“The exquisite listener enters a trance-like state, deeply immersed in the present moment. There is an intense curiosity on not only what the listener is saying, but the deeper truths and meanings behind the spoken words. The listener’s only goal in that moment is to understand, as fully as possible, the speaker’s subjective reality.”
The above quote is from that great spiritual tome, The Journal of Financial Planning. Indeed, it is not surprising that my journey has taken me from hedge fund manager, to yoga teacher, to holistic financial life planner. Interacting with people is always an opportunity for deep spiritual learning. For when we interact with others from a place of separateness and judgement, we face our greatest challenges. If, however, we can open to even a glimpse of other’s subjective reality, we can learn our greatest lessons.

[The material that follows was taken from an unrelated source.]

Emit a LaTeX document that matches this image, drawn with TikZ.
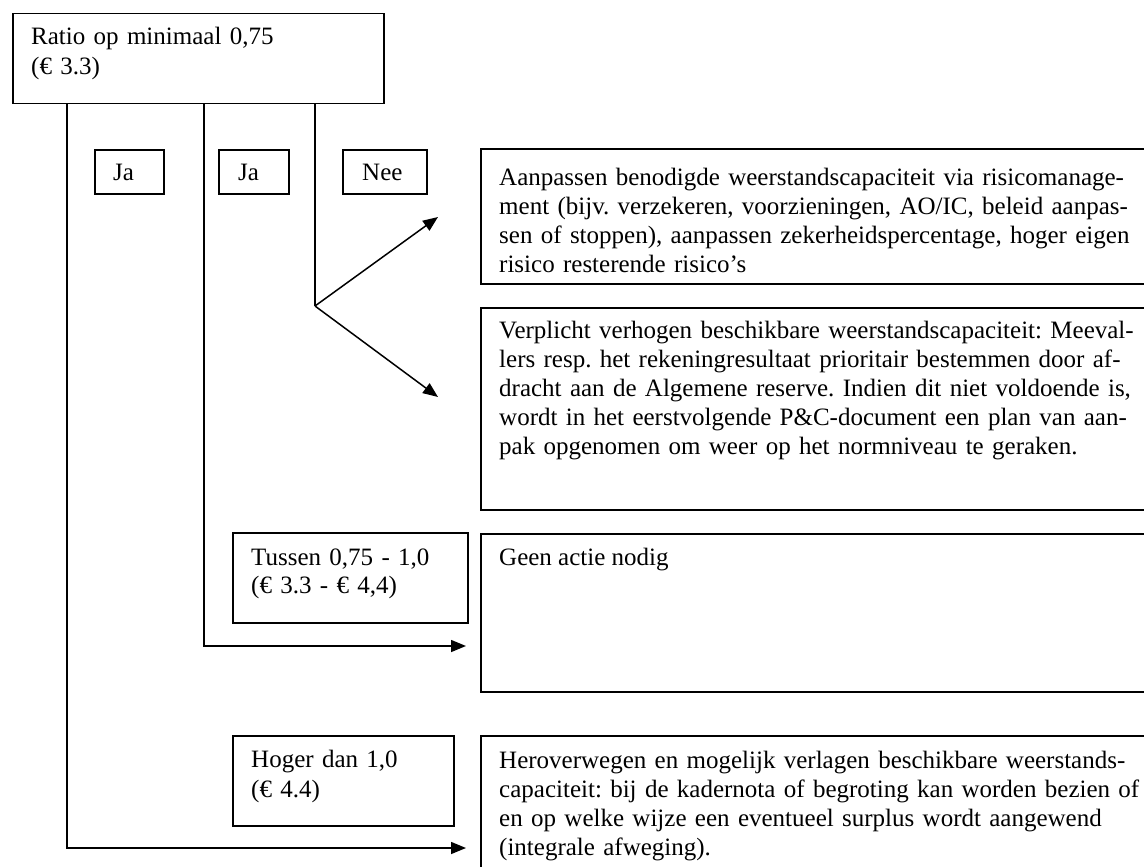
\documentclass[tikz,border=0pt]{standalone}
\usepackage{fontspec}
\setmainfont{Liberation Serif}
\usetikzlibrary{arrows.meta}
\newcommand\JLine[2]{\leavevmode\hbox to #1{#2}}
\frenchspacing
\begin{document}
\frenchspacing
\begin{tikzpicture}[x=1pt,y=-1pt,
  box/.style 2 args={draw, line width=1.5pt, anchor=north west, inner sep=0pt, minimum width=#1, minimum height=#2},
  txt/.style={font=\fontsize{25}{29}\selectfont\frenchspacing, inner sep=0pt, anchor=base west},
  para/.style={txt, text width=#1, align=left},
  conn/.style={line width=1.5pt},
  arr/.style={line width=1.5pt, -{Triangle[length=15pt,width=12pt]}}]
\useasboundingbox (0,0) rectangle (1144,867);
\clip (0,0) rectangle (1144,867);
% boxes
\node[box={371pt}{90pt}] (top) at (12,13) {};
\node[box={69pt}{44pt}] (ja1) at (94,149) {};
\node[box={70pt}{44pt}] (ja2) at (218,149) {};
\node[box={84pt}{44pt}] (nee) at (342,149) {};
\node[box={700pt}{135pt}] (aan) at (480,148) {};
\node[box={700pt}{202pt}] (ver) at (480,307) {};
\node[box={235pt}{90pt}] (tus) at (232,532) {};
\node[box={700pt}{158pt}] (geen) at (480,533) {};
\node[box={221pt}{90pt}] (hog) at (232,735) {};
\node[box={700pt}{200pt}] (her) at (480,735) {};
% texts
\node[para=360pt, font=\fontsize{25}{30}\selectfont] (ttop) at (31,45) {Ratio op minimaal 0,75\\(€ 3.3)};
\node[txt] (tja1) at (113,180) {Ja};
\node[txt] (tja2) at (238,180) {Ja};
\node[txt] (tnee) at (362,180) {Nee};
\node[para=640pt] (taan) at (499,185) {%
\JLine{618pt}{Aanpassen benodigde weerstandscapaciteit via risicomanage-}\\
\JLine{618pt}{ment (bijv. verzekeren, voorzieningen, AO/IC, beleid aanpas-}\\
\JLine{618pt}{sen of stoppen), aanpassen zekerheidspercentage, hoger eigen}\\
risico resterende risico’s};
\node[para=640pt] (tver) at (499,338) {%
\JLine{622pt}{Verplicht verhogen beschikbare weerstandscapaciteit: Meeval-}\\
\JLine{622pt}{lers resp. het rekeningresultaat prioritair bestemmen door af-}\\
\JLine{622pt}{dracht aan de Algemene reserve. Indien dit niet voldoende is,}\\
\JLine{622pt}{wordt in het eerstvolgende P\&C-document een plan van aan-}\\
pak opgenomen om weer op het normniveau te geraken.};
\node[para=210pt, font=\fontsize{25}{28}\selectfont] (ttus) at (251,565) {%
\JLine{194pt}{Tussen 0,75 - 1,0}\\
(€ 3.3 - € 4,4)};
\node[txt] (tgeen) at (499,565) {Geen actie nodig};
\node[para=210pt, font=\fontsize{25}{30}\selectfont] (thog) at (251,767) {Hoger dan 1,0\\(€ 4.4)};
\node[para=640pt] (ther) at (499,768) {%
\JLine{614pt}{Heroverwegen en mogelijk verlagen beschikbare weerstands-}\\
\JLine{624pt}{capaciteit: bij de kadernota of begroting kan worden bezien of}\\
en op welke wijze een eventueel surplus wordt aangewend\\
(integrale afweging).};
% connector points
\coordinate (v1) at (67,848);
\coordinate (v2) at (204,646);
\coordinate (split) at (315,306);
\coordinate (e1) at (466,848);
\coordinate (e2) at (466,646);
\coordinate (e3) at (438,217);
\coordinate (e4) at (438,397);
% connectors
\draw[arr] (top.south -| v1) |- (e1);
\draw[arr] (top.south -| v2) |- (e2);
\draw[conn] (top.south -| split) -- (split);
\draw[arr] (split) -- (e3);
\draw[arr] (split) -- (e4);
\end{tikzpicture}
\end{document}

Joseph Goldstein writes about Mindful Listening in his book, Mindfulness. He notes that Right Speech, being thoughtful and measured about how we speak, is deeply connected to how we listen. Ideally, we listen to others without getting caught up in our own reactivity, and with an intention of compassion and lovingkindness. So easy to set the intention, yet so hard to do!!

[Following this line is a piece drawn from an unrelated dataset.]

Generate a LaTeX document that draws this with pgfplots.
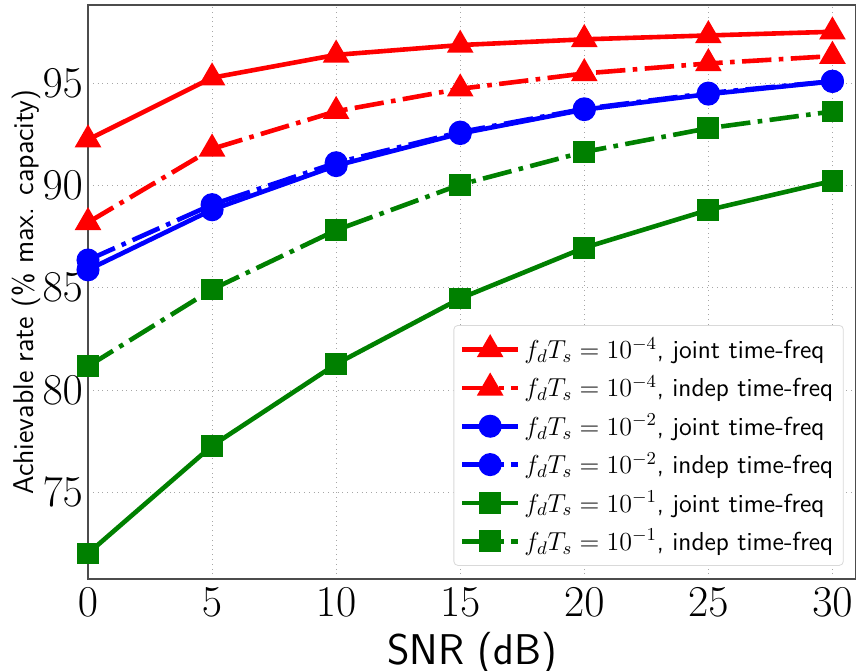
\documentclass[border=0pt]{standalone}
\usepackage{fix-cm}
\usepackage{fontspec}
\usepackage{pgfplots}
\pgfplotsset{compat=1.18}
\usetikzlibrary{calc}

\definecolor{mplgreen}{rgb}{0,0.5,0}

\pgfplotstableread{
snr  jt4   it4   jt2   it2   jt1   it1
0    92.25 88.2  85.88 86.36 72.0  81.16
5    95.28 91.8  88.82 89.07 77.27 84.92
10   96.40 93.64 90.98 91.12 81.27 87.82
15   96.88 94.74 92.55 92.62 84.48 90.05
20   97.16 95.49 93.72 93.76 86.96 91.65
25   97.35 95.98 94.48 94.53 88.81 92.81
30   97.53 96.34 95.10 95.11 90.23 93.63
}\rates

\tikzset{dashdotmpl/.style={dash pattern=on 14.7pt off 3.7pt on 2.3pt off 3.7pt}}

\begin{document}
\begin{tikzpicture}
\begin{axis}[
  name=ax,
  width=384pt, height=287pt,
  scale only axis,
  xmin=0, xmax=30.95,
  ymin=70.75, ymax=98.84,
  xtick={0,5,10,15,20,25,30},
  ytick={75,80,85,90,95},
  tick label style={font=\fontsize{22}{22}\selectfont},
  xticklabel style={yshift=-1pt},
  yticklabel style={xshift=1pt},
  xlabel={\sffamily SNR (dB)},
  ylabel={\sffamily Achievable rate (\% max. capacity)},
  xlabel style={font=\fontsize{21.5}{21.5}\selectfont, yshift=-1pt},
  ylabel style={font=\fontsize{14.3}{14.3}\selectfont, yshift=-6pt},
  axis line style={draw=black!70, line width=0.6pt},
  major tick length=0pt,
  grid=major,
  major grid style={draw=black!35, dotted, line width=0.4pt},
  legend style={
    at={(0.984,0.023)}, anchor=south east,
    draw=black!15, rounded corners=2pt, fill=white,
    font=\fontsize{13}{14}\selectfont\sffamily,
    row sep=3.1pt, inner xsep=3pt, inner ysep=4pt,
    cells={anchor=west},
  },
  legend image code/.code={%
    \draw[mark repeat=2,mark phase=2] plot coordinates {(0pt,0pt) (14pt,0pt) (28pt,0pt)};},
  every axis plot/.append style={line width=2.3pt},
]
\addplot[red, mark=triangle*, mark size=5.4pt, mark options={solid}] table[x=snr,y=jt4] {\rates};
\addlegendentry{$f_dT_s=10^{-4}$, joint time-freq}
\addplot[red, dashdotmpl, mark=triangle*, mark size=5.4pt, mark options={solid}] table[x=snr,y=it4] {\rates};
\addlegendentry{$f_dT_s=10^{-4}$, indep time-freq}
\addplot[blue, mark=*, mark size=4.6pt, mark options={solid}] table[x=snr,y=jt2] {\rates};
\addlegendentry{$f_dT_s=10^{-2}$, joint time-freq}
\addplot[blue, dashdotmpl, mark=*, mark size=4.6pt, mark options={solid}] table[x=snr,y=it2] {\rates};
\addlegendentry{$f_dT_s=10^{-2}$, indep time-freq}
\addplot[mplgreen, mark=square*, mark size=4.3pt, mark options={solid}] table[x=snr,y=jt1] {\rates};
\addlegendentry{$f_dT_s=10^{-1}$, joint time-freq}
\addplot[mplgreen, dashdotmpl, mark=square*, mark size=4.3pt, mark options={solid}] table[x=snr,y=it1] {\rates};
\addlegendentry{$f_dT_s=10^{-1}$, indep time-freq}
\end{axis}
\pgfresetboundingbox
\path[use as bounding box] ($(ax.south west)+(-44pt,-45.5pt)$) rectangle ($(ax.north east)+(0pt,2.5pt)$);
\end{tikzpicture}
\end{document}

Mindful Listening seems inextricably linked to patience. It takes time to be in the moment, present to others. How many of us conduct phone conversations with one eye (or both!) on our smartphones or computer screens? How many of us are busy crafting our response when others are speaking? Slowing down, being patient, is necessary to engage in mindful, exquisite listening.

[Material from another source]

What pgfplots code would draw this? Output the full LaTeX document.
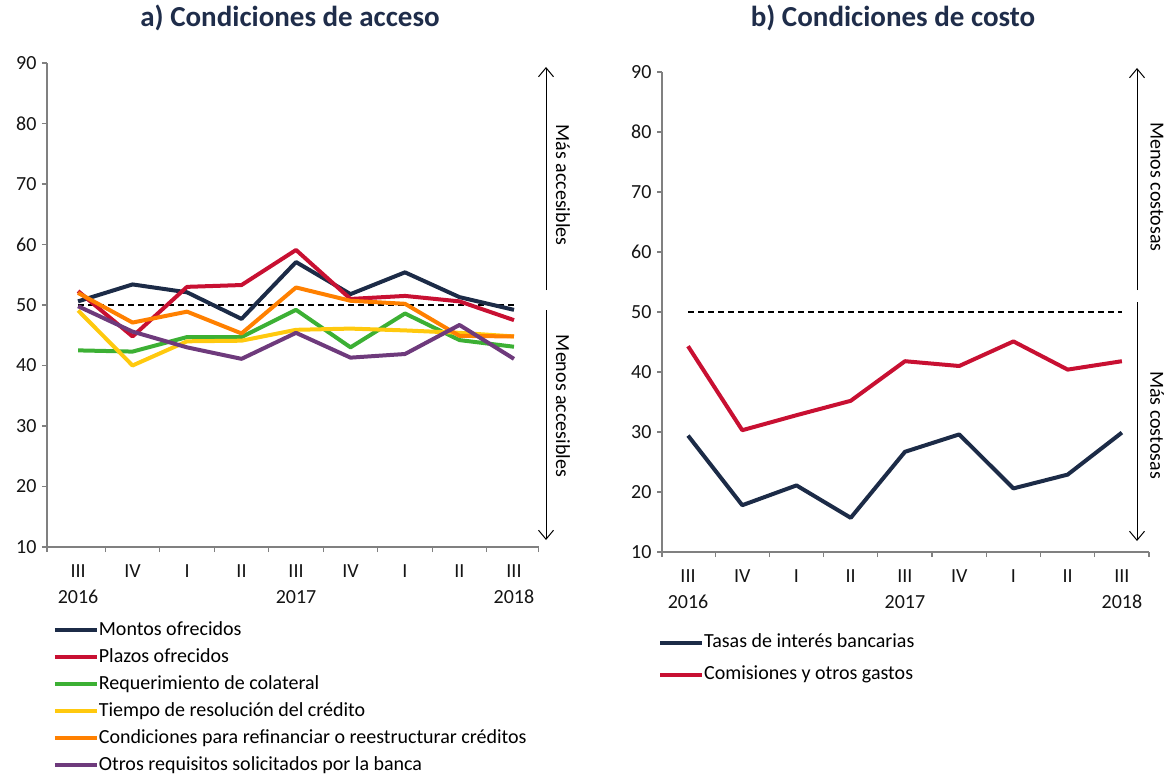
\documentclass[border=0pt]{standalone}
\usepackage{pgfplots}
\pgfplotsset{compat=1.18}
\usepackage{fontspec}
\setmainfont{Carlito}
\usetikzlibrary{arrows.meta}
\definecolor{cnavy}{RGB}{28,43,71}
\definecolor{cred}{RGB}{200,16,50}
\definecolor{cgreen}{RGB}{60,176,52}
\definecolor{cyellow}{RGB}{255,201,14}
\definecolor{corange}{RGB}{255,128,0}
\definecolor{cpurple}{RGB}{110,58,124}
\definecolor{ctitle}{RGB}{31,45,74}
\definecolor{axisgray}{RGB}{128,128,128}
\definecolor{labelgray}{RGB}{20,20,20}
\pgfplotsset{
  mystyle/.style={
    scale only axis,
    clip=false,
    axis x line*=bottom, axis y line*=left,
    axis line style={draw=axisgray, line width=1.2pt, -},
    ymin=10, ymax=90, ytick={10,20,...,90},
    tick align=outside,
    major tick length=5pt,
    tick style={draw=axisgray, line width=1.2pt},
    tick label style={font=\fontsize{20}{26}\selectfont, text=labelgray},
    /pgf/number format/assume math mode=true,
    xticklabels={},
    extra x ticks={0,1,2,3,4,5,6,7,8},
    extra x tick labels={{III\\2016},IV,I,II,{III\\2017},IV,I,II,{III\\2018}},
    extra x tick style={major tick length=0pt, tick label style={align=center, anchor=north, yshift=-14pt}},
    yticklabel style={xshift=-2pt},
    legend image code/.code={\draw[#1, line width=4pt] (0pt,0pt) -- (42pt,0pt);},
    every axis plot/.append style={line width=4pt, line join=round},
  }
}
\begin{document}
\begin{tikzpicture}[x=1pt,y=1pt]
\path[use as bounding box] (0pt,0pt) rectangle (1170pt,-776pt);

\begin{axis}[mystyle,
  at={(47pt,-547pt)}, anchor=south west,
  width=491.5pt, height=484pt,
  xmin=-0.57, xmax=8.45,
  xtick={-0.57,0.5,1.5,2.5,3.5,4.5,5.5,6.5,7.5,8.45},
  legend style={at={(0.012,-0.153)}, anchor=north west, draw=none, fill=none,
    inner sep=0pt, outer sep=0pt, font=\fontsize{20}{24}\selectfont,
    row sep=9pt, column sep=0pt, cells={anchor=west},
    nodes={inner sep=0pt, text height=14pt, text depth=4pt}},
]
\addplot[black, line width=1.6pt, dash pattern=on 6pt off 4pt, forget plot] coordinates {(0,50) (8,50)};
\addplot[cnavy] coordinates {(0,50.6) (1,53.4) (2,52.1) (3,47.7) (4,57.1) (5,51.8) (6,55.4) (7,51.3) (8,49.2)};
\addlegendentry{Montos ofrecidos}
\addplot[cred] coordinates {(0,52.3) (1,44.8) (2,53.0) (3,53.3) (4,59.1) (5,51.0) (6,51.5) (7,50.6) (8,47.5)};
\addlegendentry{Plazos ofrecidos}
\addplot[cgreen] coordinates {(0,42.5) (1,42.3) (2,44.7) (3,44.7) (4,49.2) (5,43.0) (6,48.6) (7,44.2) (8,43.1)};
\addlegendentry{Requerimiento de colateral}
\addplot[cyellow] coordinates {(0,49.1) (1,40.0) (2,44.0) (3,44.1) (4,45.9) (5,46.1) (6,45.8) (7,45.4) (8,44.8)};
\addlegendentry{Tiempo de resolución del crédito}
\addplot[corange] coordinates {(0,52.0) (1,47.1) (2,48.9) (3,45.3) (4,52.9) (5,50.7) (6,50.2) (7,44.9) (8,44.8)};
\addlegendentry{Condiciones para refinanciar o reestructurar créditos}
\addplot[cpurple] coordinates {(0,49.8) (1,45.6) (2,43.0) (3,41.1) (4,45.4) (5,41.3) (6,41.9) (7,46.7) (8,41.1)};
\addlegendentry{Otros requisitos solicitados por la banca}
\end{axis}

\begin{axis}[mystyle,
  at={(662pt,-552pt)}, anchor=south west,
  width=487pt, height=480pt,
  xmin=-0.48, xmax=8.5,
  xtick={-0.48,0.5,1.5,2.5,3.5,4.5,5.5,6.5,7.5,8.5},
  legend style={at={(-0.008,-0.17)}, anchor=north west, draw=none, fill=none,
    inner sep=0pt, outer sep=0pt, font=\fontsize{20}{24}\selectfont,
    row sep=14pt, column sep=0pt, cells={anchor=west},
    nodes={inner sep=0pt, text height=14pt, text depth=4pt}},
]
\addplot[black, line width=1.6pt, dash pattern=on 6pt off 4pt, forget plot] coordinates {(0,50) (8,50)};
\addplot[cnavy] coordinates {(0,29.4) (1,17.8) (2,21.1) (3,15.7) (4,26.7) (5,29.6) (6,20.6) (7,22.9) (8,29.9)};
\addlegendentry{Tasas de interés bancarias}
\addplot[cred] coordinates {(0,44.3) (1,30.3) (2,32.8) (3,35.2) (4,41.8) (5,41.0) (6,45.1) (7,40.4) (8,41.8)};
\addlegendentry{Comisiones y otros gastos}
\end{axis}

\node[font=\bfseries\fontsize{29}{34}\selectfont, text=ctitle] at (290pt,-18pt) {a) Condiciones de acceso};
\node[font=\bfseries\fontsize{29}{34}\selectfont, text=ctitle] at (893pt,-18pt) {b) Condiciones de costo};

\draw[-{Straight Barb[length=9pt,width=15pt]}, line width=1pt] (546pt,-290pt) -- (546pt,-67pt);
\draw[-{Straight Barb[length=9pt,width=15pt]}, line width=1pt] (546pt,-310pt) -- (546pt,-540pt);
\node[rotate=-90, font=\fontsize{20}{24}\selectfont] at (563pt,-185pt) {Más accesibles};
\node[rotate=-90, font=\fontsize{20}{24}\selectfont] at (563pt,-406pt) {Menos accesibles};

\draw[-{Straight Barb[length=9pt,width=15pt]}, line width=1pt] (1137pt,-290pt) -- (1137pt,-68pt);
\draw[-{Straight Barb[length=9pt,width=15pt]}, line width=1pt] (1137pt,-302pt) -- (1137pt,-541pt);
\node[rotate=-90, font=\fontsize{20}{24}\selectfont] at (1157pt,-187pt) {Menos costosas};
\node[rotate=-90, font=\fontsize{20}{24}\selectfont] at (1157pt,-425pt) {Más costosas};
\end{tikzpicture}
\end{document}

It is just as important, and difficult, to slow down and take the time to listen to ourselves. Bari Tessler, the author of “The Art of Money: A Life Changing Guide to Financial Happiness,” recommends a body check-in when confronting a tricky money decision, as a way of gaining clarity and direction from our inner guide.
Take a few deep, slow breaths. Close your eyes, if this is comfortable for you. ….Become aware of how your body feels on the chair, how your feet feel resting on the floor. Notice sensations of movement and stillness. Observe without judgement…
When the desire to move at all arises, remind yourself of your commitment to sit and be present.
Notice any unpleasant sensation or discomfort that you want to alleviate by moving.
Become interested in the sensation even if it is unpleasant.
What are its dimensions? What does it feel like?
Is it changing as you observe it?
What is the quality of the attention you are bringing to your own discomfort?
Can you bring a soft, loving, tolerant awareness to this experience?
Remember, this isn’t about perfecting or changing anything. It is simply about being present.